I dati dell’ultima ricerca Eurostat 2016 hanno evidenziato come la Calabria sia, purtroppo, la regione europea a più alta densità di disoccupazione giovanile, con una percentuale esorbitante di circa il 58,7%. La nostra regione è superata nel Vecchio Continente solo da due altre aree, “europee” unicamente per denominazione: le enclavi spagnole in Nordafrica, ossia Ceuta (69,1%) e Melilla (63,3%). Ma l’aspetto più irritante è stato vedere come nessuna personalità delle istituzioni abbia detto una sola parola, o aperto un dibattito, su un problema così grave che riguarda per giunta una zona Ue; neanche un accenno di discussione, come se tutto questo rientrasse nella normalità quotidiana.
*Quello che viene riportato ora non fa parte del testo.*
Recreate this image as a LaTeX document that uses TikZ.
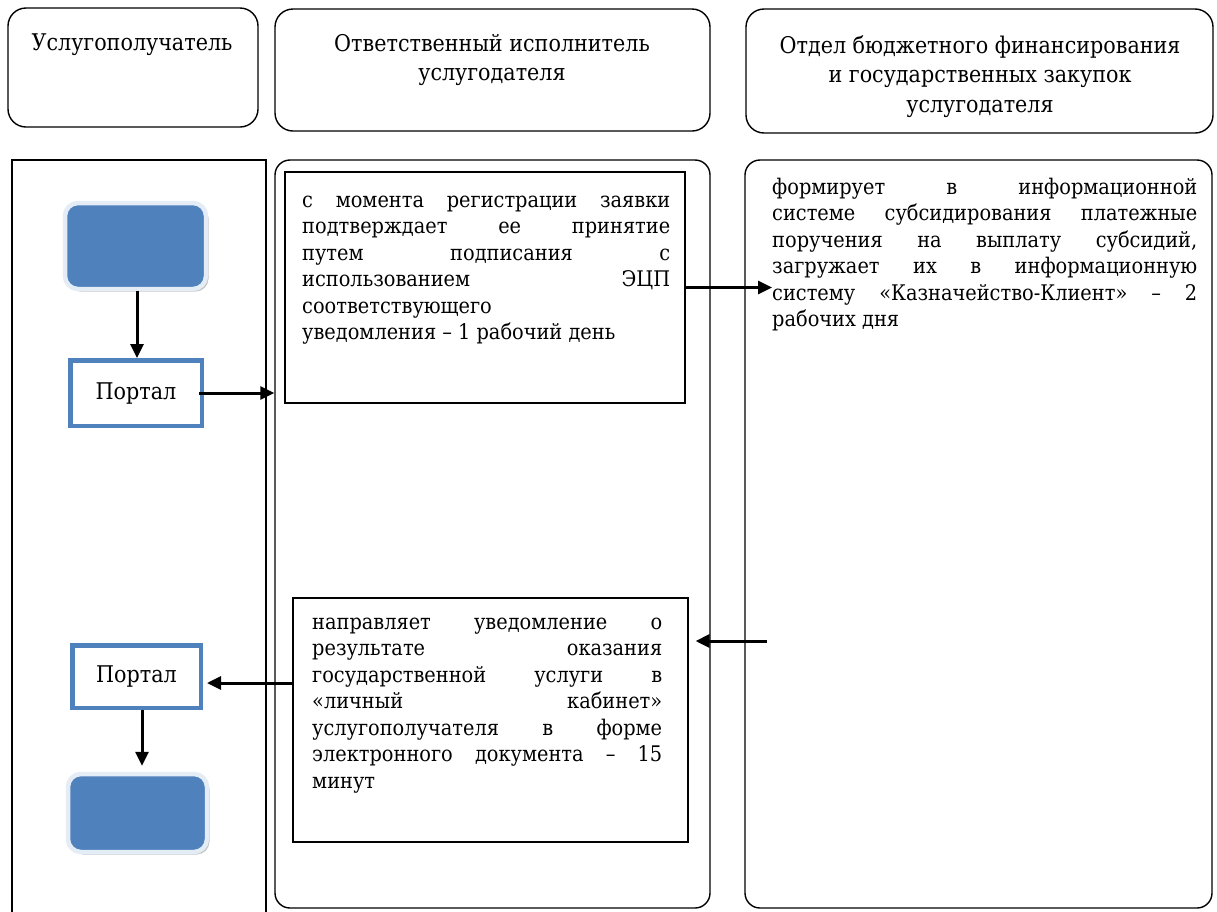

E i giovani calabresi sono costretti, sempre e comunque, ad emigrare altrove per veder migliorare la propria posizione professionale. E’ il grido d’allarme lanciato dall’associazione universitaria “New Deal” di Reggio Calabria e contenuto in un comunicato stampa, in cui i giovani componenti hanno criticato le autorità locali e nazionali per la loro indifferenza e invitandole al contempo a trovare una soluzione, portando inoltre avanti alcune proposte sull’individuazione di obiettivi specifici e di settori d’investimento da prediligere se si vuole davvero risollevare l’economia e la società calabresi.
Le proposte di “New Deal”
Secondo l’associazione, il lavoro dipendente, in tempo di crisi, non è un più un settore sicuro sul quale scommettere; sarebbe preferibile in questo senso l’attività d’impresa, che però potrebbe generare occupazione sicura solo se venissero posti degli obiettivi concreti e non finalizzati alla propaganda politica. Le autorità locali devono quindi aprirsi ai veri bisogni sociali dei giovani e indicare loro i settori su cui investire in sicurezza e i reali obiettivi. Un esempio? L’associazione propone di puntare su categorie lavorative importanti per favorire la Calabria, come il turismo e l’agricoltura, per poi dirigere l’attenzione verso il mondo digitale in modo da far diminuire la disoccupazione nel medio-lungo termine. E, per la richiesta di incentivi finalizzati all’apertura di aziende, la “New Deal” ipotizza una nuova politica al posto di quella, fallimentare, basata sui contributi a fondo perduto corredati da autofinanziamenti per l’avvio delle attività: la realizzazione di bandi, grazie ai quali viene prestato anche l’intero capitale necessario, corredato da sistemi previdenziali e fiscali per le aziende appena nate, ed una restituzione del capitale a tasso zero in un medio periodo. Le proposte ci sono, speriamo che qualcuno risponda.